If you're like a lot of American workers, you think you should be making more at your job. But how much? Fashion-designer-level? As much as a legislator? How about a CEO?

Let us help you put your pay-raise dreams into perspective. Below are 13 occupations and occupational groups defined by the Labor Department. The list contains the highest- and lowest-paying jobs for which the department has data, plus 11 in between. Your task is simple: put them in the order of how much they are paid (annually, on average), from highest to lowest.

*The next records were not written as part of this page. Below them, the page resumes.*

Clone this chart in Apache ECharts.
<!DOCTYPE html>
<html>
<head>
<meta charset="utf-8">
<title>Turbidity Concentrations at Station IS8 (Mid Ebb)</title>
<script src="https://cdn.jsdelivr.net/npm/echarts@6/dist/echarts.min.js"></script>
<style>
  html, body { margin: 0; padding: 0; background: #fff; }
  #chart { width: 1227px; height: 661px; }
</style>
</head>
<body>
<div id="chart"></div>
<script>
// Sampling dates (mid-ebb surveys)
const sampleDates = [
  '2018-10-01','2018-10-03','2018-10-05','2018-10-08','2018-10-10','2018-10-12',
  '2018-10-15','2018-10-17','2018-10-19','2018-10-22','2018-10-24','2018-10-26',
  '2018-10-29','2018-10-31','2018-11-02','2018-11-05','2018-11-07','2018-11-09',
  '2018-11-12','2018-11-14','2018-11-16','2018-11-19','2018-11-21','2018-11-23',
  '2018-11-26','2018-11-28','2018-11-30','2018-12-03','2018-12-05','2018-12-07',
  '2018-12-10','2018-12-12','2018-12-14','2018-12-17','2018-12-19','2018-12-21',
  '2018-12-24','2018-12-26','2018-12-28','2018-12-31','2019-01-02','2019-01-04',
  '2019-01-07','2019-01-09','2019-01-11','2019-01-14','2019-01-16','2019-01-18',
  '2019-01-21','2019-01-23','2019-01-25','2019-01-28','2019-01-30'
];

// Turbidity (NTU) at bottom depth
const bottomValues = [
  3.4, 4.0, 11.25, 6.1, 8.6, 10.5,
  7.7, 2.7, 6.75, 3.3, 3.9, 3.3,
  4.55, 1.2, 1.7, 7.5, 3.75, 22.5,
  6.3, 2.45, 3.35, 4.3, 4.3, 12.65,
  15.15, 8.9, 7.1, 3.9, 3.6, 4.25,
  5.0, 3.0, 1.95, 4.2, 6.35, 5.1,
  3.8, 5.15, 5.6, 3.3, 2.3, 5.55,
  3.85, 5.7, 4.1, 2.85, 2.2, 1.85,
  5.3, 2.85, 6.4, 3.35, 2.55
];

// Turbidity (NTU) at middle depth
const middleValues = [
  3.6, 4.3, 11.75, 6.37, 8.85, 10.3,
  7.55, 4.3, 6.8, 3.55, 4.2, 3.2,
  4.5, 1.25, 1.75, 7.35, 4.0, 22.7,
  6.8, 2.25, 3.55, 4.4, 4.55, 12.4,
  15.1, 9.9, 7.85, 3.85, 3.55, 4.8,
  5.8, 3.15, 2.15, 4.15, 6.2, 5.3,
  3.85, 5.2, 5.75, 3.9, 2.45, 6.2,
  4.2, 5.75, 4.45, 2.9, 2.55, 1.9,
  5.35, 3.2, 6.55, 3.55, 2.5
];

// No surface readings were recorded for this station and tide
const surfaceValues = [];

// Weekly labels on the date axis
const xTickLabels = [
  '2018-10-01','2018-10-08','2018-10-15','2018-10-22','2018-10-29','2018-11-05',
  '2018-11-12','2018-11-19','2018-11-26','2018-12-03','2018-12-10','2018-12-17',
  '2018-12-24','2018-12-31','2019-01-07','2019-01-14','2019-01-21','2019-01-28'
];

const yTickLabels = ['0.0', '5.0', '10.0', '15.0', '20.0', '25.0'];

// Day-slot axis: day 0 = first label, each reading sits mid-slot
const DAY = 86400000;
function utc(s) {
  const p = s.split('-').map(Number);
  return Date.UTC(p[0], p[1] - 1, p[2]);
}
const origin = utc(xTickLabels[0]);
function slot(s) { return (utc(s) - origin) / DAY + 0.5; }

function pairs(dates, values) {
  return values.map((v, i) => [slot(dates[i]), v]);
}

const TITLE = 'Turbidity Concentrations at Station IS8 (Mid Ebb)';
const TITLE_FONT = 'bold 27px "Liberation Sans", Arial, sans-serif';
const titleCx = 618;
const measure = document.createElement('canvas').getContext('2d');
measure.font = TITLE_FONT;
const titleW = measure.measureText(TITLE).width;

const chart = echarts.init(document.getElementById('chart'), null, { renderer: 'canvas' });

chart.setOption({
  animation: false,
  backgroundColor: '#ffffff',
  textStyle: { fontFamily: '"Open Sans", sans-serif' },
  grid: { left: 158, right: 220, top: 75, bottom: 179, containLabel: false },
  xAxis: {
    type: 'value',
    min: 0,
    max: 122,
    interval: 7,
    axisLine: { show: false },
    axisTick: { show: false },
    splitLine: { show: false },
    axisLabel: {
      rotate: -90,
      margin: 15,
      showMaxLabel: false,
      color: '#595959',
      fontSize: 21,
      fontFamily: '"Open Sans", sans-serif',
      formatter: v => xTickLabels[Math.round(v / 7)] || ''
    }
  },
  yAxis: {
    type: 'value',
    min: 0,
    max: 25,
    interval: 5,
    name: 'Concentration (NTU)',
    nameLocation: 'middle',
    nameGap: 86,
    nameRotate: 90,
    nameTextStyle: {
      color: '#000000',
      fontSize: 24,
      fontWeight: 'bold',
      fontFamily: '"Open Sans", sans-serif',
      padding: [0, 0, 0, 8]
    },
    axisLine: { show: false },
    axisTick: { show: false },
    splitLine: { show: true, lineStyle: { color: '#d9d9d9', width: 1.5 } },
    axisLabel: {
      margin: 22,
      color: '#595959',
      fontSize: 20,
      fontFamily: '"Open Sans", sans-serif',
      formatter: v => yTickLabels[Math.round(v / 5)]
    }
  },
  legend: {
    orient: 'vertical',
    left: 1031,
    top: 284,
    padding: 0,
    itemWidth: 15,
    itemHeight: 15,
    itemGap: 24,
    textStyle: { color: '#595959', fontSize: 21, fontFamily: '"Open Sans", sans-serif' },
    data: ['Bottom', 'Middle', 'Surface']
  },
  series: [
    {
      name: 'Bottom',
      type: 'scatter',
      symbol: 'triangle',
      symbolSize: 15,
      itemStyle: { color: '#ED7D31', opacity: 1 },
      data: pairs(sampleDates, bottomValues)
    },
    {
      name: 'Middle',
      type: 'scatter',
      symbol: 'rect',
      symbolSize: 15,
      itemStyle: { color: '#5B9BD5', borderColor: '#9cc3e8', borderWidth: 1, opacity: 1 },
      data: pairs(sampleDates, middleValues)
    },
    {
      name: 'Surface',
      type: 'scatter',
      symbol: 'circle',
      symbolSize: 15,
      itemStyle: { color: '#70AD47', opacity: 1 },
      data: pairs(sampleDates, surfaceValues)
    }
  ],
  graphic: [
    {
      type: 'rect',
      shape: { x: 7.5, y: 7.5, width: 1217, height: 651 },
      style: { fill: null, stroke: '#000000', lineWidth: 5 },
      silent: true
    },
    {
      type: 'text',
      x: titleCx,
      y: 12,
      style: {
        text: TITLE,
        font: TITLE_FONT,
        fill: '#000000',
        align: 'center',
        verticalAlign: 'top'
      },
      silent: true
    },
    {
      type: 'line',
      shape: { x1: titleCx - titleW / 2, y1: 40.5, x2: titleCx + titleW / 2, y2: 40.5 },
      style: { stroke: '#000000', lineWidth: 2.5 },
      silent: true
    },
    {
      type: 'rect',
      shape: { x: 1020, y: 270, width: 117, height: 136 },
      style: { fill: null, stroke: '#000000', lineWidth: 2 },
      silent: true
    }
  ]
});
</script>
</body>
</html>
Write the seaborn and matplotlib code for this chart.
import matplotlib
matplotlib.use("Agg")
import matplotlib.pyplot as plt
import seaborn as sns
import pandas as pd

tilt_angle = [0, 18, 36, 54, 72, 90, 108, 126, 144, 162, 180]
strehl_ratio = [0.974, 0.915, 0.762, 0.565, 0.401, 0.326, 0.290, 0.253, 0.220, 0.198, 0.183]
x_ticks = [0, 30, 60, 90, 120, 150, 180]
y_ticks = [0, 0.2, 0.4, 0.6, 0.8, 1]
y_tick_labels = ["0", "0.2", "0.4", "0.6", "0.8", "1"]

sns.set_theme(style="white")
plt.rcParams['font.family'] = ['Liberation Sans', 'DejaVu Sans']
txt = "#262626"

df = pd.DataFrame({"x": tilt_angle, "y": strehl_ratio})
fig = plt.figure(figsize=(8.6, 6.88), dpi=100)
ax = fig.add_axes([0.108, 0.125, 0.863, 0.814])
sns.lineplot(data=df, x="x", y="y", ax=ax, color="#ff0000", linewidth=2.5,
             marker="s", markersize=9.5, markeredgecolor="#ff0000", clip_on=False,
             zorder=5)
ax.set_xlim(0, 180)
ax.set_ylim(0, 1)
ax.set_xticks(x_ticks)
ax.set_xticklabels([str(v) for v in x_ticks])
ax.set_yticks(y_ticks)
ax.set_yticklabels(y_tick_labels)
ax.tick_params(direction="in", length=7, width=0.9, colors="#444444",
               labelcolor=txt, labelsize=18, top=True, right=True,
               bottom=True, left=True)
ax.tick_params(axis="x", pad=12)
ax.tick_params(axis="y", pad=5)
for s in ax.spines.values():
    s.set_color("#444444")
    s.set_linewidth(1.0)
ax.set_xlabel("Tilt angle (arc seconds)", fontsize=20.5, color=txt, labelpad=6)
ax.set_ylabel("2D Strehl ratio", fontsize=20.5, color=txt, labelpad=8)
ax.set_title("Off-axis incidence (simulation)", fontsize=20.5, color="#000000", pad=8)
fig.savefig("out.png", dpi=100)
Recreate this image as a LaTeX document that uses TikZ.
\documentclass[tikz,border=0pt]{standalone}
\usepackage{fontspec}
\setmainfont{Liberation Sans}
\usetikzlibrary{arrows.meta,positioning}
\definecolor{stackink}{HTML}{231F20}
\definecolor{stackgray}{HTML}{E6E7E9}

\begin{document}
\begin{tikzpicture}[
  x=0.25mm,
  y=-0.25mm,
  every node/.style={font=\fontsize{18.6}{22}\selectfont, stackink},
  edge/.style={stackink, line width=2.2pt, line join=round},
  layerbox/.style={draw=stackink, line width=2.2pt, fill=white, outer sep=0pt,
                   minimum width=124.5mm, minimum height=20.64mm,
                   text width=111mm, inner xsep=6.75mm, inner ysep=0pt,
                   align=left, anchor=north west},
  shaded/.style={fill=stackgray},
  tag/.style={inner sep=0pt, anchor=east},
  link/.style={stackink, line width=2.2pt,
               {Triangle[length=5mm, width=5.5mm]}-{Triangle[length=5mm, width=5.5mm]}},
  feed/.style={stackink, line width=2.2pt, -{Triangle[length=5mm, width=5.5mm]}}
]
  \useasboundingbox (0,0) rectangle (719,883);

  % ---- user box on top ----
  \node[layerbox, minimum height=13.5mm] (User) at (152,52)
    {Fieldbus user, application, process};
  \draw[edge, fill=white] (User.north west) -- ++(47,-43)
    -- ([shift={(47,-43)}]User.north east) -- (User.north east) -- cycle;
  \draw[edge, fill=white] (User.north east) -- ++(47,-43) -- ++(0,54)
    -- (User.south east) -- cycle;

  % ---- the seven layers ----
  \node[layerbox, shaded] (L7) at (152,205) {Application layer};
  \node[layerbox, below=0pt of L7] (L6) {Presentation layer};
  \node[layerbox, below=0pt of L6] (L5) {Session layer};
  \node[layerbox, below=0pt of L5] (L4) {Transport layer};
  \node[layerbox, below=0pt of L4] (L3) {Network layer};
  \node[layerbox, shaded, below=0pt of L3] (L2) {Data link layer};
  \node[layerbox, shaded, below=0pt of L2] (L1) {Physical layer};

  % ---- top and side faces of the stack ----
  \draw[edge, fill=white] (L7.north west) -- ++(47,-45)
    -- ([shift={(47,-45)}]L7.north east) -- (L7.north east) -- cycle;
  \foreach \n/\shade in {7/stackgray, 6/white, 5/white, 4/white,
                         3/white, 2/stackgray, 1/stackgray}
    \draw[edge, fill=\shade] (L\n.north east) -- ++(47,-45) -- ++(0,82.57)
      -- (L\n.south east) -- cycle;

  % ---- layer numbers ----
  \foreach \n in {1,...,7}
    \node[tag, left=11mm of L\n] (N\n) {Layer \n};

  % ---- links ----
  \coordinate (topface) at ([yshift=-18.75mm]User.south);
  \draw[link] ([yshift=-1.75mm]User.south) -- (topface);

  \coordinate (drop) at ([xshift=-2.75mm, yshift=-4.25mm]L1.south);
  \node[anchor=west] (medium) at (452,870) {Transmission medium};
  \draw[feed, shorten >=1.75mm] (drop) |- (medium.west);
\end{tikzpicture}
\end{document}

Don't get it on the first try? That's fine — it's kind of hard. But you can keep trying after you click "check my answers!" (Or if you get impatient, click "show answers.")

  • Fashion designers
  • Legislators
  • Computer hardware engineers
  • High school teachers
  • Registered nurses
  • Farmworkers, livestock
  • Anesthesiologists
  • Chief executives
  • Nurse practitioners
  • Logging workers
  • Cooks, fast food
  • Clergy
  • Petroleum engineers


All of the data comes from the Bureau of Labor Statistics' May 2013 National Occupational Employment and Wage Estimates (but don't cheat). For most jobs, the figures represent annual mean wages for full-time, full-year workers — the department simply multiplied out the average hourly wage. But for jobs that are not typically full-year, like legislators and teachers, the department may have used salary figures.